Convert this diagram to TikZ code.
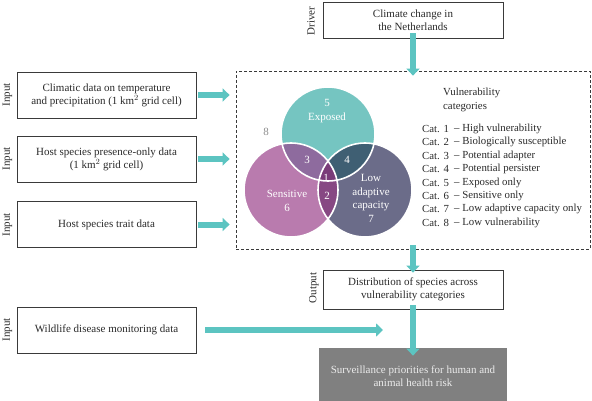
\documentclass[tikz,border=0pt]{standalone}
\usepackage{fontspec}
\setmainfont{Liberation Serif}
\usetikzlibrary{arrows.meta,calc}
\definecolor{arrc}{HTML}{5CC4C1}
\definecolor{cTop}{HTML}{75C5C1}
\definecolor{cLeft}{HTML}{B97BAE}
\definecolor{cRight}{HTML}{6B6C89}
\definecolor{cTL}{HTML}{8E6B9E}
\definecolor{cTR}{HTML}{3F5F73}
\definecolor{cLR}{HTML}{874883}
\definecolor{cAll}{HTML}{7A3C79}
\definecolor{boxc}{HTML}{3A3A3A}
\definecolor{txt}{HTML}{2A2A2A}
\begin{document}
\begin{tikzpicture}[x=1pt,y=-1pt,
  box/.style={draw=boxc,line width=0.8pt,fill=white,align=center,font=\fontsize{11}{13}\selectfont,text=txt,inner sep=0pt},
  side/.style={rotate=90,font=\fontsize{11}{12}\selectfont,text=txt,inner sep=0pt},
  arr/.style={draw=arrc,line width=6pt,-{Triangle[length=7pt,width=13pt]}},
  vtxt/.style={text=white,font=\fontsize{11}{13.5}\selectfont,align=center,inner sep=0pt},
  leg/.style={anchor=west,font=\fontsize{10.8}{13.4}\selectfont,text=txt,inner sep=0pt}]
\useasboundingbox (0,0) rectangle (592,401);
% boxes
\node[box,minimum width=180pt,minimum height=36pt] (drv) at (413,20) {Climate change in\\the Netherlands};
\node[side] (ldrv) at (311,21) {Driver};
\node[box,minimum width=179pt,minimum height=46pt] (clim) at (106.5,95) {Climatic data on temperature\\and precipitation (1 km$^2$ grid cell)};
\node[side] (l1) at (7.5,95) {Input};
\node[box,minimum width=179pt,minimum height=46pt] (host) at (106.5,159) {Host species presence-only data\\(1 km$^2$ grid cell)};
\node[side] (l2) at (7.5,159) {Input};
\node[box,minimum width=179pt,minimum height=46pt] (trait) at (106.5,224.5) {Host species trait data};
\node[side] (l3) at (7.5,225) {Input};
\node[box,minimum width=179pt,minimum height=46pt] (wild) at (106.5,330) {Wildlife disease monitoring data};
\node[side] (l4) at (7.5,330) {Input};
\node[box,minimum width=180pt,minimum height=39pt] (out) at (413,289.5) {Distribution of species across\\vulnerability categories};
\node[side] (l5) at (314,288) {Output};
\node[box,draw=none,fill=black!50,text=black!8,minimum width=188pt,minimum height=56pt] (surv) at (413,376) {Surveillance priorities for human and\\animal health risk};
% dashed region
\node[draw=boxc,line width=0.8pt,dash pattern=on 3pt off 2pt,minimum width=354pt,minimum height=178pt,inner sep=0pt] (dash) at (413,160) {};
% venn
\coordinate (ct) at (328,134);
\coordinate (cl) at (291,190);
\coordinate (cr) at (365,190);
\fill[cTop] (ct) circle (47);
\fill[cLeft] (cl) circle (47);
\fill[cRight] (cr) circle (47);
\begin{scope}\clip (ct) circle (47); \fill[cTL] (cl) circle (47); \end{scope}
\begin{scope}\clip (ct) circle (47); \fill[cTR] (cr) circle (47); \end{scope}
\begin{scope}\clip (cl) circle (47); \fill[cLR] (cr) circle (47); \end{scope}
\begin{scope}\clip (cl) circle (47); \clip (cr) circle (47); \fill[cAll] (ct) circle (47); \end{scope}
\draw[white,line width=1.6pt] (ct) circle (47) (cl) circle (47) (cr) circle (47);
\node[vtxt] (v5) at (327,111) {5\\Exposed};
\node[text=black!45,font=\fontsize{11}{12}\selectfont,inner sep=0pt] (v8) at (266,132) {8};
\node[vtxt] (v3) at (307,160) {3};
\node[vtxt] (v4) at (347,160) {4};
\node[vtxt] (v1) at (326,178) {1};
\node[vtxt] (v2) at (327,196) {2};
\node[vtxt] (v6) at (287,201) {Sensitive\\6};
\node[vtxt] (v7) at (371,198.5) {Low\\adaptive\\capacity\\7};
% legend
\node[leg] (lh) at (443,100) {\begin{tabular}{@{}l@{}}Vulnerability\\categories\end{tabular}};
\foreach \i/\t [count=\k] in {1/High vulnerability,2/Biologically susceptible,3/Potential adapter,4/Potential persister,5/Exposed only,6/Sensitive only,7/Low adaptive capacity only,8/Low vulnerability}{
  \node[leg] (c\k) at (422,{129+13.4*(\k-1)}) {Cat. \i};
  \node[leg] (d\k) at (454,{129+13.4*(\k-1)}) {– \t};
}
% arrows
\draw[arr] ([yshift=5pt]drv.south) -- ([yshift=-5pt]drv.south |- dash.north);
\draw[arr] ([xshift=2pt]clim.east) -- ([xshift=-6pt]dash.west |- clim.east);
\draw[arr] ([xshift=2pt]host.east) -- ([xshift=-6pt]dash.west |- host.east);
\draw[arr] ([xshift=2pt]trait.east) -- ([xshift=-6pt]dash.west |- trait.east);
\draw[arr] ([yshift=4pt]dash.south) -- ([yshift=-3pt]out.north);
\draw[arr] ([yshift=4pt]out.south) -- ([yshift=-8pt]surv.north);
\draw[arr] ([xshift=9pt]wild.east) -- ($(surv.north |- wild.east)+(-30,0)$);
\end{tikzpicture}
\end{document}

- - -

__Task objective__.
Quote the listing above in full, except for the pictures.

__Output below__.
Convert this diagram to TikZ code.
\documentclass[tikz,border=0pt]{standalone}
\usepackage{fontspec}
\setmainfont{Liberation Serif}
\usetikzlibrary{arrows.meta,calc}
\definecolor{arrc}{HTML}{5CC4C1}
\definecolor{cTop}{HTML}{75C5C1}
\definecolor{cLeft}{HTML}{B97BAE}
\definecolor{cRight}{HTML}{6B6C89}
\definecolor{cTL}{HTML}{8E6B9E}
\definecolor{cTR}{HTML}{3F5F73}
\definecolor{cLR}{HTML}{874883}
\definecolor{cAll}{HTML}{7A3C79}
\definecolor{boxc}{HTML}{3A3A3A}
\definecolor{txt}{HTML}{2A2A2A}
\begin{document}
\begin{tikzpicture}[x=1pt,y=-1pt,
  box/.style={draw=boxc,line width=0.8pt,fill=white,align=center,font=\fontsize{11}{13}\selectfont,text=txt,inner sep=0pt},
  side/.style={rotate=90,font=\fontsize{11}{12}\selectfont,text=txt,inner sep=0pt},
  arr/.style={draw=arrc,line width=6pt,-{Triangle[length=7pt,width=13pt]}},
  vtxt/.style={text=white,font=\fontsize{11}{13.5}\selectfont,align=center,inner sep=0pt},
  leg/.style={anchor=west,font=\fontsize{10.8}{13.4}\selectfont,text=txt,inner sep=0pt}]
\useasboundingbox (0,0) rectangle (592,401);
% boxes
\node[box,minimum width=180pt,minimum height=36pt] (drv) at (413,20) {Climate change in\\the Netherlands};
\node[side] (ldrv) at (311,21) {Driver};
\node[box,minimum width=179pt,minimum height=46pt] (clim) at (106.5,95) {Climatic data on temperature\\and precipitation (1 km$^2$ grid cell)};
\node[side] (l1) at (7.5,95) {Input};
\node[box,minimum width=179pt,minimum height=46pt] (host) at (106.5,159) {Host species presence-only data\\(1 km$^2$ grid cell)};
\node[side] (l2) at (7.5,159) {Input};
\node[box,minimum width=179pt,minimum height=46pt] (trait) at (106.5,224.5) {Host species trait data};
\node[side] (l3) at (7.5,225) {Input};
\node[box,minimum width=179pt,minimum height=46pt] (wild) at (106.5,330) {Wildlife disease monitoring data};
\node[side] (l4) at (7.5,330) {Input};
\node[box,minimum width=180pt,minimum height=39pt] (out) at (413,289.5) {Distribution of species across\\vulnerability categories};
\node[side] (l5) at (314,288) {Output};
\node[box,draw=none,fill=black!50,text=black!8,minimum width=188pt,minimum height=56pt] (surv) at (413,376) {Surveillance priorities for human and\\animal health risk};
% dashed region
\node[draw=boxc,line width=0.8pt,dash pattern=on 3pt off 2pt,minimum width=354pt,minimum height=178pt,inner sep=0pt] (dash) at (413,160) {};
% venn
\coordinate (ct) at (328,134);
\coordinate (cl) at (291,190);
\coordinate (cr) at (365,190);
\fill[cTop] (ct) circle (47);
\fill[cLeft] (cl) circle (47);
\fill[cRight] (cr) circle (47);
\begin{scope}\clip (ct) circle (47); \fill[cTL] (cl) circle (47); \end{scope}
\begin{scope}\clip (ct) circle (47); \fill[cTR] (cr) circle (47); \end{scope}
\begin{scope}\clip (cl) circle (47); \fill[cLR] (cr) circle (47); \end{scope}
\begin{scope}\clip (cl) circle (47); \clip (cr) circle (47); \fill[cAll] (ct) circle (47); \end{scope}
\draw[white,line width=1.6pt] (ct) circle (47) (cl) circle (47) (cr) circle (47);
\node[vtxt] (v5) at (327,111) {5\\Exposed};
\node[text=black!45,font=\fontsize{11}{12}\selectfont,inner sep=0pt] (v8) at (266,132) {8};
\node[vtxt] (v3) at (307,160) {3};
\node[vtxt] (v4) at (347,160) {4};
\node[vtxt] (v1) at (326,178) {1};
\node[vtxt] (v2) at (327,196) {2};
\node[vtxt] (v6) at (287,201) {Sensitive\\6};
\node[vtxt] (v7) at (371,198.5) {Low\\adaptive\\capacity\\7};
% legend
\node[leg] (lh) at (443,100) {\begin{tabular}{@{}l@{}}Vulnerability\\categories\end{tabular}};
\foreach \i/\t [count=\k] in {1/High vulnerability,2/Biologically susceptible,3/Potential adapter,4/Potential persister,5/Exposed only,6/Sensitive only,7/Low adaptive capacity only,8/Low vulnerability}{
  \node[leg] (c\k) at (422,{129+13.4*(\k-1)}) {Cat. \i};
  \node[leg] (d\k) at (454,{129+13.4*(\k-1)}) {– \t};
}
% arrows
\draw[arr] ([yshift=5pt]drv.south) -- ([yshift=-5pt]drv.south |- dash.north);
\draw[arr] ([xshift=2pt]clim.east) -- ([xshift=-6pt]dash.west |- clim.east);
\draw[arr] ([xshift=2pt]host.east) -- ([xshift=-6pt]dash.west |- host.east);
\draw[arr] ([xshift=2pt]trait.east) -- ([xshift=-6pt]dash.west |- trait.east);
\draw[arr] ([yshift=4pt]dash.south) -- ([yshift=-3pt]out.north);
\draw[arr] ([yshift=4pt]out.south) -- ([yshift=-8pt]surv.north);
\draw[arr] ([xshift=9pt]wild.east) -- ($(surv.north |- wild.east)+(-30,0)$);
\end{tikzpicture}
\end{document}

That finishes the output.